* [SET EXERCISE]
Starting at the first line of the data below, retype every line up to and including the one containing "(nao) at (617.5,153)".

* [DATA LINES]
-- BEGIN --

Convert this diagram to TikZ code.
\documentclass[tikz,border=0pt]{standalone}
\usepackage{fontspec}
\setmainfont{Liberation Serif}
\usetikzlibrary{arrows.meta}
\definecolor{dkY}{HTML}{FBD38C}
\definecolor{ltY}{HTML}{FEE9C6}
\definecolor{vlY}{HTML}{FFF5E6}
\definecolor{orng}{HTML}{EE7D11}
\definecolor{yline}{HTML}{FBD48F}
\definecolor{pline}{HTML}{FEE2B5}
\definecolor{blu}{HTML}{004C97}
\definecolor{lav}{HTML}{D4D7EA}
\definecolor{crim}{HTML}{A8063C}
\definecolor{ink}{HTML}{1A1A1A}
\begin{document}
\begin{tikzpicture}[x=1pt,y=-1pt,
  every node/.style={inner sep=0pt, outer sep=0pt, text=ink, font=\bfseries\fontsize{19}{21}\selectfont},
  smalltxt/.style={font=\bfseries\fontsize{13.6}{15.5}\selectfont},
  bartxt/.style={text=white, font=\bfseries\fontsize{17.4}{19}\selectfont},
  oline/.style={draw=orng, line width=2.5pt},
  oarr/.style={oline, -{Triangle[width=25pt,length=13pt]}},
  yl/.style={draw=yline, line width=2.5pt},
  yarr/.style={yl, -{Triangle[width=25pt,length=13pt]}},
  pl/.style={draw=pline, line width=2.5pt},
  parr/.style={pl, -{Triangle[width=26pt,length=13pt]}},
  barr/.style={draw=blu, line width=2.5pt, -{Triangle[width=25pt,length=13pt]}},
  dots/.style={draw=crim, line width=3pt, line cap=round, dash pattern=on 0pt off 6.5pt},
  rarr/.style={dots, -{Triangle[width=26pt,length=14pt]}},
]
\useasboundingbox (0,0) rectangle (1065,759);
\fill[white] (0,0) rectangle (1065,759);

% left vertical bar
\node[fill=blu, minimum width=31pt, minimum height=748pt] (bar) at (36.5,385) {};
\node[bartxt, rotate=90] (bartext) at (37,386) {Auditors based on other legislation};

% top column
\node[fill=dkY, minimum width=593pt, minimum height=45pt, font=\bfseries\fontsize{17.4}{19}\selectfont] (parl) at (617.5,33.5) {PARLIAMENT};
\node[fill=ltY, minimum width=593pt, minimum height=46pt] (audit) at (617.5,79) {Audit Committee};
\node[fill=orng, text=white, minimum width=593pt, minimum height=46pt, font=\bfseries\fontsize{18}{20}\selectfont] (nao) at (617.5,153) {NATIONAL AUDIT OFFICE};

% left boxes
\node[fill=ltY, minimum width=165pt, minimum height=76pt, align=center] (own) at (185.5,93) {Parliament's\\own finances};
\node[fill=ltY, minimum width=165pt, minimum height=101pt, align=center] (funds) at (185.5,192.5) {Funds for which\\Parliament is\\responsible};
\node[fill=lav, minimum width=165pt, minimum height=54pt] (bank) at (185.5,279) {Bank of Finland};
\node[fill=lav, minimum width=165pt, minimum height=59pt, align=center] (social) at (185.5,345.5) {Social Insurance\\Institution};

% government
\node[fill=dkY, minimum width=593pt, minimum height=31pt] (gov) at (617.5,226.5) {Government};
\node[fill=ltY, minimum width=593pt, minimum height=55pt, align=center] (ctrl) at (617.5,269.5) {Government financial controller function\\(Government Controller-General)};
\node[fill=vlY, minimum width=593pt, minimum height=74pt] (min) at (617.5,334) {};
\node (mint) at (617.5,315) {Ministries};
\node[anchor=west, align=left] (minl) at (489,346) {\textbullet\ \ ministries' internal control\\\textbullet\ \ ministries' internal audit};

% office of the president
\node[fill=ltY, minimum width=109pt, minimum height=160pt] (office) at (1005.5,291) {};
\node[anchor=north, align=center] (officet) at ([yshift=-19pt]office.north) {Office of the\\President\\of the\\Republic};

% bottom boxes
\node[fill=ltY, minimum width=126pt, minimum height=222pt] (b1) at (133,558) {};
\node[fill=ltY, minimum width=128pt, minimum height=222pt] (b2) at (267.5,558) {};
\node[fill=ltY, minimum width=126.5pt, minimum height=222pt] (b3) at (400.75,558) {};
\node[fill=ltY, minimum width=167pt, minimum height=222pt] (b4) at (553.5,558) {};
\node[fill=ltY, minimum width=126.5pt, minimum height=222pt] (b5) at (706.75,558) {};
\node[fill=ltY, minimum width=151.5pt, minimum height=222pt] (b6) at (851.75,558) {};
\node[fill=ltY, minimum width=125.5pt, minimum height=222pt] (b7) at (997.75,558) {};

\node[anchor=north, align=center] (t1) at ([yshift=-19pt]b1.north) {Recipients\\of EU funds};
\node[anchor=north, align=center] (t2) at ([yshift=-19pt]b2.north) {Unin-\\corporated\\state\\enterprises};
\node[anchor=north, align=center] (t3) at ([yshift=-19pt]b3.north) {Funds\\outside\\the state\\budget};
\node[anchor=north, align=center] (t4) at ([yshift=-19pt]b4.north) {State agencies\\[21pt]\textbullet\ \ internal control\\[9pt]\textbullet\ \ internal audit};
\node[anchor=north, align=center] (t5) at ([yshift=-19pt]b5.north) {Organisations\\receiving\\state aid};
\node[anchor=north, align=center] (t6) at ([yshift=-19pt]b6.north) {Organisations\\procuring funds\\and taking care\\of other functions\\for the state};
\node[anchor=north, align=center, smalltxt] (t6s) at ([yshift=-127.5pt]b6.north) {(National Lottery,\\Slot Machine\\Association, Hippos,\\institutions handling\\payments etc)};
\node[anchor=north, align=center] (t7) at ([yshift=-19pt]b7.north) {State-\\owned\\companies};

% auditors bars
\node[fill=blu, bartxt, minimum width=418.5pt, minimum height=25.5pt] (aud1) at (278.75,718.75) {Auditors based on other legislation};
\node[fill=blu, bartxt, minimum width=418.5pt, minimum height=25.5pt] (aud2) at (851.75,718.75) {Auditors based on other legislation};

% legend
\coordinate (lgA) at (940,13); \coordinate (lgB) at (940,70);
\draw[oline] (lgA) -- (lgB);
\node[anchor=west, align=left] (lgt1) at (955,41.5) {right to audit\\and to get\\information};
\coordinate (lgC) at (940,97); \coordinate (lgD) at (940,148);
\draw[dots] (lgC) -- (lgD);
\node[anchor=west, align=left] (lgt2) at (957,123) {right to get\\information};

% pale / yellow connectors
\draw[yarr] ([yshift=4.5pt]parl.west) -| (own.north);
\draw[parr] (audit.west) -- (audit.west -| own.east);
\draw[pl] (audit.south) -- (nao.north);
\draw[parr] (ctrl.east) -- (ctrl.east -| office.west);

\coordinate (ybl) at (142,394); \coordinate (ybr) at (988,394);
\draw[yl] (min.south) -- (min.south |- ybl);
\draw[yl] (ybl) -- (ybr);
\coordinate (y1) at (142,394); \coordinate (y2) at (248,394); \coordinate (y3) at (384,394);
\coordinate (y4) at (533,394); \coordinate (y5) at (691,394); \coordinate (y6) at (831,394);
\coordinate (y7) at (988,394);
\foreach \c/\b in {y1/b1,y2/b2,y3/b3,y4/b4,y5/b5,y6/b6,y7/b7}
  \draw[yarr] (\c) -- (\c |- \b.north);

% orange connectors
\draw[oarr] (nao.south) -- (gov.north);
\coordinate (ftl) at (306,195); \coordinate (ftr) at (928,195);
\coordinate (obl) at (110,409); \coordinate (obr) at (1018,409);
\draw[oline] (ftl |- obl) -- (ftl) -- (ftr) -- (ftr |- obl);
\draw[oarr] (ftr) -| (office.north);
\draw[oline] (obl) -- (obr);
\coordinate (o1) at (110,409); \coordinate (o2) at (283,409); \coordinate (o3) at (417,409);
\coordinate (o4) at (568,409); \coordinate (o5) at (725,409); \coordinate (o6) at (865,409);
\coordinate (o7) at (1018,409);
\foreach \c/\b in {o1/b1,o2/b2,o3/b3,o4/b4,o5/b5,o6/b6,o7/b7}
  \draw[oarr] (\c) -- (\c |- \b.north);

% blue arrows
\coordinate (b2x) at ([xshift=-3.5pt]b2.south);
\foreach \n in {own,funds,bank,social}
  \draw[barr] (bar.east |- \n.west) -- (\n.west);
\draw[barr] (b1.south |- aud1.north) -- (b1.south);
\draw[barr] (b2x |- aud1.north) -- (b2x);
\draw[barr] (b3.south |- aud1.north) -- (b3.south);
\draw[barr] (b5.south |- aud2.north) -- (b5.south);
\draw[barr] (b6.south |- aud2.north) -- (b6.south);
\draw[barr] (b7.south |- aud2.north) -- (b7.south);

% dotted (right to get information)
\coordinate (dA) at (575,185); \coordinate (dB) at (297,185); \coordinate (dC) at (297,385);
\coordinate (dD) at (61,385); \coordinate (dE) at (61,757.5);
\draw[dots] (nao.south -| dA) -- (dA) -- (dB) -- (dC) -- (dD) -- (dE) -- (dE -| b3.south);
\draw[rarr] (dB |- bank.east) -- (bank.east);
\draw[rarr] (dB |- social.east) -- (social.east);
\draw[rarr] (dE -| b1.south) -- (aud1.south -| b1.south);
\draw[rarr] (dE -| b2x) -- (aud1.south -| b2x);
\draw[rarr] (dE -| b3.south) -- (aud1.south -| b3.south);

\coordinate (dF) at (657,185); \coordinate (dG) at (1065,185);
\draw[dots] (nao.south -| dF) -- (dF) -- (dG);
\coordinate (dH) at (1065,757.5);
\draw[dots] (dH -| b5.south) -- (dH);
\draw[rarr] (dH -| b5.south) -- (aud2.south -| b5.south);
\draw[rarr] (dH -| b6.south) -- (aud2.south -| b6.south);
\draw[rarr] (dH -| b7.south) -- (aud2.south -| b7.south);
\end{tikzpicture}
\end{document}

-- END --

* [IN RESPONSE]
Convert this diagram to TikZ code.
\documentclass[tikz,border=0pt]{standalone}
\usepackage{fontspec}
\setmainfont{Liberation Serif}
\usetikzlibrary{arrows.meta}
\definecolor{dkY}{HTML}{FBD38C}
\definecolor{ltY}{HTML}{FEE9C6}
\definecolor{vlY}{HTML}{FFF5E6}
\definecolor{orng}{HTML}{EE7D11}
\definecolor{yline}{HTML}{FBD48F}
\definecolor{pline}{HTML}{FEE2B5}
\definecolor{blu}{HTML}{004C97}
\definecolor{lav}{HTML}{D4D7EA}
\definecolor{crim}{HTML}{A8063C}
\definecolor{ink}{HTML}{1A1A1A}
\begin{document}
\begin{tikzpicture}[x=1pt,y=-1pt,
  every node/.style={inner sep=0pt, outer sep=0pt, text=ink, font=\bfseries\fontsize{19}{21}\selectfont},
  smalltxt/.style={font=\bfseries\fontsize{13.6}{15.5}\selectfont},
  bartxt/.style={text=white, font=\bfseries\fontsize{17.4}{19}\selectfont},
  oline/.style={draw=orng, line width=2.5pt},
  oarr/.style={oline, -{Triangle[width=25pt,length=13pt]}},
  yl/.style={draw=yline, line width=2.5pt},
  yarr/.style={yl, -{Triangle[width=25pt,length=13pt]}},
  pl/.style={draw=pline, line width=2.5pt},
  parr/.style={pl, -{Triangle[width=26pt,length=13pt]}},
  barr/.style={draw=blu, line width=2.5pt, -{Triangle[width=25pt,length=13pt]}},
  dots/.style={draw=crim, line width=3pt, line cap=round, dash pattern=on 0pt off 6.5pt},
  rarr/.style={dots, -{Triangle[width=26pt,length=14pt]}},
]
\useasboundingbox (0,0) rectangle (1065,759);
\fill[white] (0,0) rectangle (1065,759);

% left vertical bar
\node[fill=blu, minimum width=31pt, minimum height=748pt] (bar) at (36.5,385) {};
\node[bartxt, rotate=90] (bartext) at (37,386) {Auditors based on other legislation};

% top column
\node[fill=dkY, minimum width=593pt, minimum height=45pt, font=\bfseries\fontsize{17.4}{19}\selectfont] (parl) at (617.5,33.5) {PARLIAMENT};
\node[fill=ltY, minimum width=593pt, minimum height=46pt] (audit) at (617.5,79) {Audit Committee};
\node[fill=orng, text=white, minimum width=593pt, minimum height=46pt, font=\bfseries\fontsize{18}{20}\selectfont] (nao) at (617.5,153) {NATIONAL AUDIT OFFICE};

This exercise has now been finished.